───── DATA SHOWN ─────

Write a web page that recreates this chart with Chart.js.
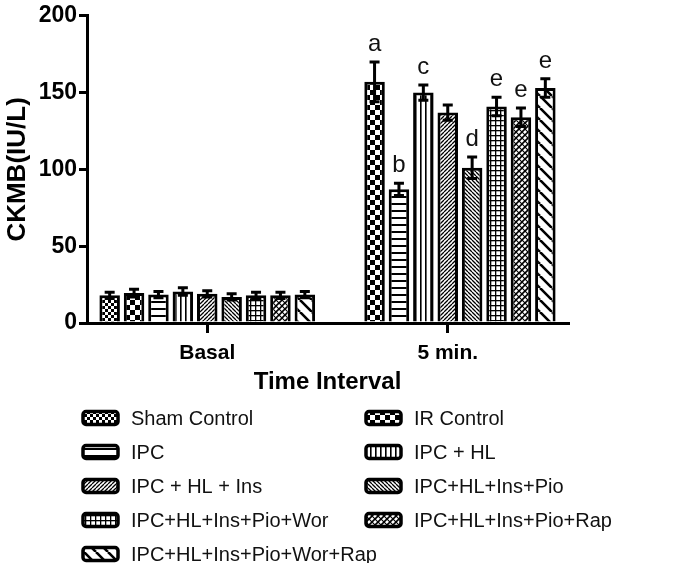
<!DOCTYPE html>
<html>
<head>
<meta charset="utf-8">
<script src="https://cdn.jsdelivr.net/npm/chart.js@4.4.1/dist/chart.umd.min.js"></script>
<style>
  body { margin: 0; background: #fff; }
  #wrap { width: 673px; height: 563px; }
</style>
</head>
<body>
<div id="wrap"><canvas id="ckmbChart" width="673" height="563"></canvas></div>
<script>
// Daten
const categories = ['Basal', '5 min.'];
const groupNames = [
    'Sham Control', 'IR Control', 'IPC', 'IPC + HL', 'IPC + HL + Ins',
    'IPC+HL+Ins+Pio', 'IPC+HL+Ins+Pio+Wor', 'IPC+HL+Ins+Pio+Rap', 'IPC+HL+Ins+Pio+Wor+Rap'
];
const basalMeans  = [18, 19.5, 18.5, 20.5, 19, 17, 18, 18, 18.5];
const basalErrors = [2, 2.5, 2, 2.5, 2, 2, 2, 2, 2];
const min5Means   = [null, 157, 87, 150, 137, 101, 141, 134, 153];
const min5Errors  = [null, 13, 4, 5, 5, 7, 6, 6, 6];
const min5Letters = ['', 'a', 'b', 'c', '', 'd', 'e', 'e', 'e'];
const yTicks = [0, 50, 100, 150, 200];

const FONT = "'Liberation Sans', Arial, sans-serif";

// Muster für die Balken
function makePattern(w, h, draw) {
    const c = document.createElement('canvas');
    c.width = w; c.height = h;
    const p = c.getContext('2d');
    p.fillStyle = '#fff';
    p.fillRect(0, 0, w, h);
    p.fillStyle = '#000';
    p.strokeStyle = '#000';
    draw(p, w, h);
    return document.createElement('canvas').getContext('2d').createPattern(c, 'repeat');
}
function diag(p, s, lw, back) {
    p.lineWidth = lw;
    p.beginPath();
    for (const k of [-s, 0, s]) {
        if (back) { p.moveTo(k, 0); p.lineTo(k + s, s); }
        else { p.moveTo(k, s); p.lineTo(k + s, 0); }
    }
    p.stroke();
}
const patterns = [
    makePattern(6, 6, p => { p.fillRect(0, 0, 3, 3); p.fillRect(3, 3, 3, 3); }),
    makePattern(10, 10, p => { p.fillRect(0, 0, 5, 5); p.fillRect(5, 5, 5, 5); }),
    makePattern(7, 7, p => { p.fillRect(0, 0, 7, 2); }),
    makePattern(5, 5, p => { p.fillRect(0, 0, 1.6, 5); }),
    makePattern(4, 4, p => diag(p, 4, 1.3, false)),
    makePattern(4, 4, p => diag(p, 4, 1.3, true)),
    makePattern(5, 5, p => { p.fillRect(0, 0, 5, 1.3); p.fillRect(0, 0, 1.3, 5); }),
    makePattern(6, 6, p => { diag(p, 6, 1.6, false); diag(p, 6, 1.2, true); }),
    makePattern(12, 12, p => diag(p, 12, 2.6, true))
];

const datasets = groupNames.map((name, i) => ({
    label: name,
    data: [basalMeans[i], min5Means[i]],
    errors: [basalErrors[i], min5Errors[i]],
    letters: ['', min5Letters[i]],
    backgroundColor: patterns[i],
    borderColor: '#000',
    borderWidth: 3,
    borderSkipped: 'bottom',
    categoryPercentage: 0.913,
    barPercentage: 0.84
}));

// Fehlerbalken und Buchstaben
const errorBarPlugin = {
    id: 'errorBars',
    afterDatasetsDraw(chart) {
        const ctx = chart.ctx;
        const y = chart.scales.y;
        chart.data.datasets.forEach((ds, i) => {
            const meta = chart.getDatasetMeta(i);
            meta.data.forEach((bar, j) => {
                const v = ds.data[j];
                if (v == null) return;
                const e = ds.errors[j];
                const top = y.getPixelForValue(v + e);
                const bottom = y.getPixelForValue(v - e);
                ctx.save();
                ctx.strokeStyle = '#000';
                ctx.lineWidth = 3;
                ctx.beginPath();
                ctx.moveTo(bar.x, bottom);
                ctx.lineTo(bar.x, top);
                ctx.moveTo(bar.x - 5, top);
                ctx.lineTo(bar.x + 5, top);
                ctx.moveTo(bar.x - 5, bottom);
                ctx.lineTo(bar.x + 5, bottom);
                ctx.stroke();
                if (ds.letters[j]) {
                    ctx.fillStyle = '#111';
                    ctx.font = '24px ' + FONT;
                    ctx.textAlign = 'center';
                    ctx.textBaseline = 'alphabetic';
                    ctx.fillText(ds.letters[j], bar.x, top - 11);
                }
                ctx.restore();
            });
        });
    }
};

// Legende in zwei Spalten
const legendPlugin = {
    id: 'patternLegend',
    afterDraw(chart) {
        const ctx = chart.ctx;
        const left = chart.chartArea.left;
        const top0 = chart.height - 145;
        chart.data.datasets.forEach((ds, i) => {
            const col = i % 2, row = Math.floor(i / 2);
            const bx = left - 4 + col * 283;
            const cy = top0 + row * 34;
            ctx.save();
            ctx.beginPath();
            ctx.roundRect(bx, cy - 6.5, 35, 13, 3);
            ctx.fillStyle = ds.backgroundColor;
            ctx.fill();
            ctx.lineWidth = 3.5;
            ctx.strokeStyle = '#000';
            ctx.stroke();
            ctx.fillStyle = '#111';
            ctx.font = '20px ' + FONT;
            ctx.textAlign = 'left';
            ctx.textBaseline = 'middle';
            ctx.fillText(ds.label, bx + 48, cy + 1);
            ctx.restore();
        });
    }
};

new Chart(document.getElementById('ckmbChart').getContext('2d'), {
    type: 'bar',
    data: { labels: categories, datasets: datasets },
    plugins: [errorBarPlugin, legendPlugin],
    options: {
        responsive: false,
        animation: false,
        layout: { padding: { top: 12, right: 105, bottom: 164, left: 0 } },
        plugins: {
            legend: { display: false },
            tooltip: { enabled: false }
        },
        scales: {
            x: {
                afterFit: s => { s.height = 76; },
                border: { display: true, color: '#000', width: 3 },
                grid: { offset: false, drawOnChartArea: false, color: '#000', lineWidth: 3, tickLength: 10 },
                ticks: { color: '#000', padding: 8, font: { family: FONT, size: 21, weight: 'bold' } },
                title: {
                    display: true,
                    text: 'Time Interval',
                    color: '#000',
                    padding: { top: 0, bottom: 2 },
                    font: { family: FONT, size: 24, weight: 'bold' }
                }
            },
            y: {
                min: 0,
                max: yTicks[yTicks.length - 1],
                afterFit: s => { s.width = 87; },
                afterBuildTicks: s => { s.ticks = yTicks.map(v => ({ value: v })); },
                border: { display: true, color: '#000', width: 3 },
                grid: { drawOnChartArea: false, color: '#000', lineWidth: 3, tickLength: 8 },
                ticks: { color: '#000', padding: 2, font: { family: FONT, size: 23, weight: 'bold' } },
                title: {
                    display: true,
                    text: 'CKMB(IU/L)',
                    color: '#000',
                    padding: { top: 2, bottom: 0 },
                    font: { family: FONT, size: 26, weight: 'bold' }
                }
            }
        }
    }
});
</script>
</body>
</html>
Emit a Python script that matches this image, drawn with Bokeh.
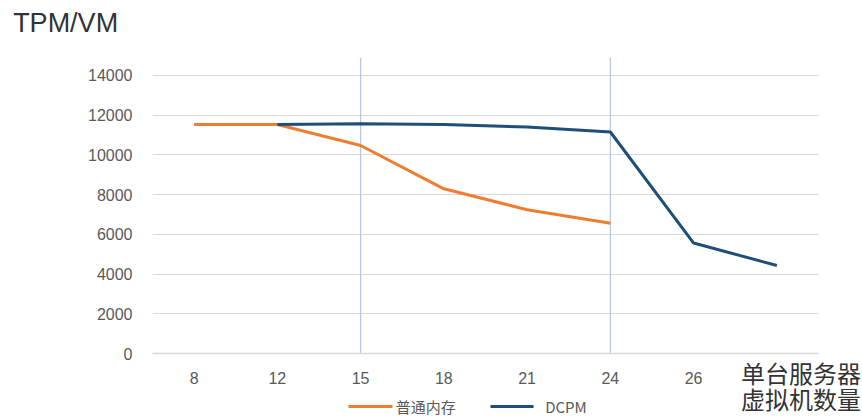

─────

*SET TASK*
Pictures are excluded; copy all other data exactly as shown.

*CORRECT RESULT*
Write a web page that recreates this chart with Chart.js.
<!DOCTYPE html>
<html>
<head>
<meta charset="utf-8">
<script src="https://cdn.jsdelivr.net/npm/chart.js@4.4.1/dist/chart.umd.min.js"></script>
<style>
  body { margin: 0; background: #fff; }
  #wrap { width: 673px; height: 563px; }
</style>
</head>
<body>
<div id="wrap"><canvas id="ckmbChart" width="673" height="563"></canvas></div>
<script>
// Daten
const categories = ['Basal', '5 min.'];
const groupNames = [
    'Sham Control', 'IR Control', 'IPC', 'IPC + HL', 'IPC + HL + Ins',
    'IPC+HL+Ins+Pio', 'IPC+HL+Ins+Pio+Wor', 'IPC+HL+Ins+Pio+Rap', 'IPC+HL+Ins+Pio+Wor+Rap'
];
const basalMeans  = [18, 19.5, 18.5, 20.5, 19, 17, 18, 18, 18.5];
const basalErrors = [2, 2.5, 2, 2.5, 2, 2, 2, 2, 2];
const min5Means   = [null, 157, 87, 150, 137, 101, 141, 134, 153];
const min5Errors  = [null, 13, 4, 5, 5, 7, 6, 6, 6];
const min5Letters = ['', 'a', 'b', 'c', '', 'd', 'e', 'e', 'e'];
const yTicks = [0, 50, 100, 150, 200];

const FONT = "'Liberation Sans', Arial, sans-serif";

// Muster für die Balken
function makePattern(w, h, draw) {
    const c = document.createElement('canvas');
    c.width = w; c.height = h;
    const p = c.getContext('2d');
    p.fillStyle = '#fff';
    p.fillRect(0, 0, w, h);
    p.fillStyle = '#000';
    p.strokeStyle = '#000';
    draw(p, w, h);
    return document.createElement('canvas').getContext('2d').createPattern(c, 'repeat');
}
function diag(p, s, lw, back) {
    p.lineWidth = lw;
    p.beginPath();
    for (const k of [-s, 0, s]) {
        if (back) { p.moveTo(k, 0); p.lineTo(k + s, s); }
        else { p.moveTo(k, s); p.lineTo(k + s, 0); }
    }
    p.stroke();
}
const patterns = [
    makePattern(6, 6, p => { p.fillRect(0, 0, 3, 3); p.fillRect(3, 3, 3, 3); }),
    makePattern(10, 10, p => { p.fillRect(0, 0, 5, 5); p.fillRect(5, 5, 5, 5); }),
    makePattern(7, 7, p => { p.fillRect(0, 0, 7, 2); }),
    makePattern(5, 5, p => { p.fillRect(0, 0, 1.6, 5); }),
    makePattern(4, 4, p => diag(p, 4, 1.3, false)),
    makePattern(4, 4, p => diag(p, 4, 1.3, true)),
    makePattern(5, 5, p => { p.fillRect(0, 0, 5, 1.3); p.fillRect(0, 0, 1.3, 5); }),
    makePattern(6, 6, p => { diag(p, 6, 1.6, false); diag(p, 6, 1.2, true); }),
    makePattern(12, 12, p => diag(p, 12, 2.6, true))
];

const datasets = groupNames.map((name, i) => ({
    label: name,
    data: [basalMeans[i], min5Means[i]],
    errors: [basalErrors[i], min5Errors[i]],
    letters: ['', min5Letters[i]],
    backgroundColor: patterns[i],
    borderColor: '#000',
    borderWidth: 3,
    borderSkipped: 'bottom',
    categoryPercentage: 0.913,
    barPercentage: 0.84
}));

// Fehlerbalken und Buchstaben
const errorBarPlugin = {
    id: 'errorBars',
    afterDatasetsDraw(chart) {
        const ctx = chart.ctx;
        const y = chart.scales.y;
        chart.data.datasets.forEach((ds, i) => {
            const meta = chart.getDatasetMeta(i);
            meta.data.forEach((bar, j) => {
                const v = ds.data[j];
                if (v == null) return;
                const e = ds.errors[j];
                const top = y.getPixelForValue(v + e);
                const bottom = y.getPixelForValue(v - e);
                ctx.save();
                ctx.strokeStyle = '#000';
                ctx.lineWidth = 3;
                ctx.beginPath();
                ctx.moveTo(bar.x, bottom);
                ctx.lineTo(bar.x, top);
                ctx.moveTo(bar.x - 5, top);
                ctx.lineTo(bar.x + 5, top);
                ctx.moveTo(bar.x - 5, bottom);
                ctx.lineTo(bar.x + 5, bottom);
                ctx.stroke();
                if (ds.letters[j]) {
                    ctx.fillStyle = '#111';
                    ctx.font = '24px ' + FONT;
                    ctx.textAlign = 'center';
                    ctx.textBaseline = 'alphabetic';
                    ctx.fillText(ds.letters[j], bar.x, top - 11);
                }
                ctx.restore();
            });
        });
    }
};

// Legende in zwei Spalten
const legendPlugin = {
    id: 'patternLegend',
    afterDraw(chart) {
        const ctx = chart.ctx;
        const left = chart.chartArea.left;
        const top0 = chart.height - 145;
        chart.data.datasets.forEach((ds, i) => {
            const col = i % 2, row = Math.floor(i / 2);
            const bx = left - 4 + col * 283;
            const cy = top0 + row * 34;
            ctx.save();
            ctx.beginPath();
            ctx.roundRect(bx, cy - 6.5, 35, 13, 3);
            ctx.fillStyle = ds.backgroundColor;
            ctx.fill();
            ctx.lineWidth = 3.5;
            ctx.strokeStyle = '#000';
            ctx.stroke();
            ctx.fillStyle = '#111';
            ctx.font = '20px ' + FONT;
            ctx.textAlign = 'left';
            ctx.textBaseline = 'middle';
            ctx.fillText(ds.label, bx + 48, cy + 1);
            ctx.restore();
        });
    }
};

new Chart(document.getElementById('ckmbChart').getContext('2d'), {
    type: 'bar',
    data: { labels: categories, datasets: datasets },
    plugins: [errorBarPlugin, legendPlugin],
    options: {
        responsive: false,
        animation: false,
        layout: { padding: { top: 12, right: 105, bottom: 164, left: 0 } },
        plugins: {
            legend: { display: false },
            tooltip: { enabled: false }
        },
        scales: {
            x: {
                afterFit: s => { s.height = 76; },
                border: { display: true, color: '#000', width: 3 },
                grid: { offset: false, drawOnChartArea: false, color: '#000', lineWidth: 3, tickLength: 10 },
                ticks: { color: '#000', padding: 8, font: { family: FONT, size: 21, weight: 'bold' } },
                title: {
                    display: true,
                    text: 'Time Interval',
                    color: '#000',
                    padding: { top: 0, bottom: 2 },
                    font: { family: FONT, size: 24, weight: 'bold' }
                }
            },
            y: {
                min: 0,
                max: yTicks[yTicks.length - 1],
                afterFit: s => { s.width = 87; },
                afterBuildTicks: s => { s.ticks = yTicks.map(v => ({ value: v })); },
                border: { display: true, color: '#000', width: 3 },
                grid: { drawOnChartArea: false, color: '#000', lineWidth: 3, tickLength: 8 },
                ticks: { color: '#000', padding: 2, font: { family: FONT, size: 23, weight: 'bold' } },
                title: {
                    display: true,
                    text: 'CKMB(IU/L)',
                    color: '#000',
                    padding: { top: 2, bottom: 0 },
                    font: { family: FONT, size: 26, weight: 'bold' }
                }
            }
        }
    }
});
</script>
</body>
</html>
Emit a Python script that matches this image, drawn with Bokeh.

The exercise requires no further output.